* SOURCE MATERIAL *
====
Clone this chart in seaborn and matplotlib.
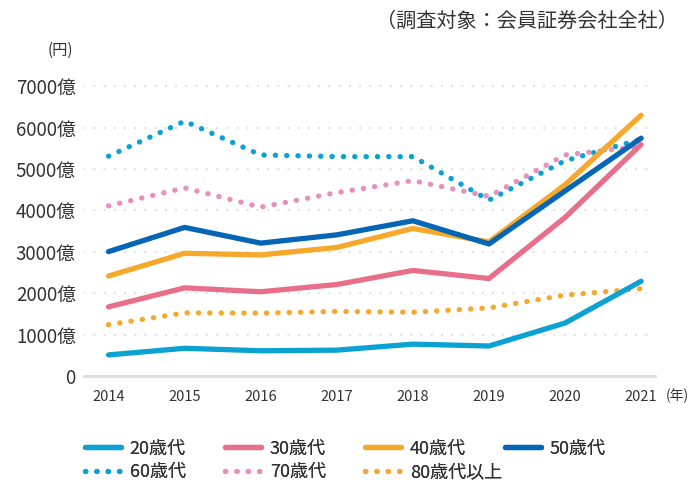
import seaborn as sns
import matplotlib.pyplot as plt
import pandas as pd

years = [2014, 2015, 2016, 2017, 2018, 2019, 2020, 2021]

# 単位: 億円
age20 = [510, 670, 610, 625, 770, 725, 1280, 2290]
age30 = [1670, 2130, 2035, 2210, 2550, 2355, 3830, 5590]
age40 = [2415, 2965, 2925, 3105, 3565, 3240, 4620, 6300]
age50 = [3005, 3590, 3210, 3410, 3750, 3190, 4470, 5745]
age60 = [5310, 6155, 5340, 5300, 5300, 4250, 5200, 5720]
age70 = [4110, 4545, 4080, 4430, 4720, 4340, 5340, 5550]
age80 = [1240, 1525, 1520, 1560, 1540, 1645, 1955, 2110]

labels = ['20歳代', '30歳代', '40歳代', '50歳代', '60歳代', '70歳代', '80歳代以上']
series = [age20, age30, age40, age50, age60, age70, age80]
colors = ['#0aa2d3', '#e86f89', '#f6a82a', '#0466b4', '#0aa2d3', '#e98fbe', '#f6a82a']
dotted = [False, False, False, False, True, True, True]

sns.set_style('white')
plt.rcParams['font.family'] = ['Noto Sans CJK JP', 'DejaVu Sans']

fig = plt.figure(figsize=(6.9, 4.83), dpi=100)
ax = fig.add_axes([0.122, 0.2215, 0.827, 0.6128])

# 描画順: 点線を先に、実線を上に
order = [4, 5, 6, 0, 1, 2, 3]
handles = {}
for i in order:
    df = pd.DataFrame({'year': years, 'value': series[i]})
    if dotted[i]:
        ls = (0, (0.05, 2.1))
    else:
        ls = '-'
    sns.lineplot(data=df, x='year', y='value', ax=ax, color=colors[i],
                 linewidth=3.8, linestyle=ls, solid_capstyle='round',
                 dash_capstyle='round', label=labels[i], legend=False)
    handles[i] = ax.lines[-1]

ax.set_xlim(2013.68, 2021.18)
ax.set_ylim(0, 7150)
ax.set_xlabel('')
ax.set_ylabel('')

yt = [0, 1000, 2000, 3000, 4000, 5000, 6000, 7000]
ax.set_yticks(yt)
ax.set_yticklabels(['0'] + [f'{v}億' for v in yt[1:]], fontsize=13.5, color='#333333')
ax.set_xticks(years)
ax.set_xticklabels([str(y) for y in years], fontsize=10.5, color='#333333')
ax.tick_params(axis='y', length=0, pad=6)
ax.tick_params(axis='x', length=5, width=1, color='#cccccc', pad=5)

for v in yt[1:]:
    ax.axhline(v, color='#e0e0e0', linewidth=1.6, linestyle=(0, (0.1, 4.5)),
               dash_capstyle='round', zorder=0)

for side in ['top', 'right', 'left']:
    ax.spines[side].set_visible(False)
ax.spines['bottom'].set_color('#dddddd')
ax.spines['bottom'].set_linewidth(2)

fig.text(0.983, 0.955, '（調査対象：会員証券会社全社）', ha='right', va='center',
         fontsize=14.5, color='#333333')
fig.text(0.088, 0.895, '(円)', ha='center', va='center', fontsize=11, color='#333333')
fig.text(0.981, 0.181, '(年)', ha='center', va='center', fontsize=10, color='#333333')

# 凡例: 列ごとに等間隔で配置
columns = [[0, 4], [1, 5], [2, 6], [3]]
col_x = [0.112, 0.315, 0.518, 0.721]
for x, col in zip(col_x, columns):
    leg = fig.legend([handles[i] for i in col], [labels[i] for i in col],
                     loc='upper left', bbox_to_anchor=(x, 0.105), frameon=False,
                     fontsize=13, handlelength=2.0, handletextpad=0.5,
                     labelspacing=0.3, borderaxespad=0, labelcolor='#333333')
    fig.add_artist(leg)

fig.savefig('out.png', dpi=100)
====
* SHORT PROBLEM *
All of the material above needs to be restated exactly, with no pictures.

* CORRECT RESULT *
Clone this chart in seaborn and matplotlib.
import seaborn as sns
import matplotlib.pyplot as plt
import pandas as pd

years = [2014, 2015, 2016, 2017, 2018, 2019, 2020, 2021]

# 単位: 億円
age20 = [510, 670, 610, 625, 770, 725, 1280, 2290]
age30 = [1670, 2130, 2035, 2210, 2550, 2355, 3830, 5590]
age40 = [2415, 2965, 2925, 3105, 3565, 3240, 4620, 6300]
age50 = [3005, 3590, 3210, 3410, 3750, 3190, 4470, 5745]
age60 = [5310, 6155, 5340, 5300, 5300, 4250, 5200, 5720]
age70 = [4110, 4545, 4080, 4430, 4720, 4340, 5340, 5550]
age80 = [1240, 1525, 1520, 1560, 1540, 1645, 1955, 2110]

labels = ['20歳代', '30歳代', '40歳代', '50歳代', '60歳代', '70歳代', '80歳代以上']
series = [age20, age30, age40, age50, age60, age70, age80]
colors = ['#0aa2d3', '#e86f89', '#f6a82a', '#0466b4', '#0aa2d3', '#e98fbe', '#f6a82a']
dotted = [False, False, False, False, True, True, True]

sns.set_style('white')
plt.rcParams['font.family'] = ['Noto Sans CJK JP', 'DejaVu Sans']

fig = plt.figure(figsize=(6.9, 4.83), dpi=100)
ax = fig.add_axes([0.122, 0.2215, 0.827, 0.6128])

# 描画順: 点線を先に、実線を上に
order = [4, 5, 6, 0, 1, 2, 3]
handles = {}
for i in order:
    df = pd.DataFrame({'year': years, 'value': series[i]})
    if dotted[i]:
        ls = (0, (0.05, 2.1))
    else:
        ls = '-'
    sns.lineplot(data=df, x='year', y='value', ax=ax, color=colors[i],
                 linewidth=3.8, linestyle=ls, solid_capstyle='round',
                 dash_capstyle='round', label=labels[i], legend=False)
    handles[i] = ax.lines[-1]

ax.set_xlim(2013.68, 2021.18)
ax.set_ylim(0, 7150)
ax.set_xlabel('')
ax.set_ylabel('')

yt = [0, 1000, 2000, 3000, 4000, 5000, 6000, 7000]
ax.set_yticks(yt)
ax.set_yticklabels(['0'] + [f'{v}億' for v in yt[1:]], fontsize=13.5, color='#333333')
ax.set_xticks(years)
ax.set_xticklabels([str(y) for y in years], fontsize=10.5, color='#333333')
ax.tick_params(axis='y', length=0, pad=6)
ax.tick_params(axis='x', length=5, width=1, color='#cccccc', pad=5)

for v in yt[1:]:
    ax.axhline(v, color='#e0e0e0', linewidth=1.6, linestyle=(0, (0.1, 4.5)),
               dash_capstyle='round', zorder=0)

for side in ['top', 'right', 'left']:
    ax.spines[side].set_visible(False)
ax.spines['bottom'].set_color('#dddddd')
ax.spines['bottom'].set_linewidth(2)

fig.text(0.983, 0.955, '（調査対象：会員証券会社全社）', ha='right', va='center',
         fontsize=14.5, color='#333333')
fig.text(0.088, 0.895, '(円)', ha='center', va='center', fontsize=11, color='#333333')
fig.text(0.981, 0.181, '(年)', ha='center', va='center', fontsize=10, color='#333333')

# 凡例: 列ごとに等間隔で配置
columns = [[0, 4], [1, 5], [2, 6], [3]]
col_x = [0.112, 0.315, 0.518, 0.721]
for x, col in zip(col_x, columns):
    leg = fig.legend([handles[i] for i in col], [labels[i] for i in col],
                     loc='upper left', bbox_to_anchor=(x, 0.105), frameon=False,
                     fontsize=13, handlelength=2.0, handletextpad=0.5,
                     labelspacing=0.3, borderaxespad=0, labelcolor='#333333')
    fig.add_artist(leg)

fig.savefig('out.png', dpi=100)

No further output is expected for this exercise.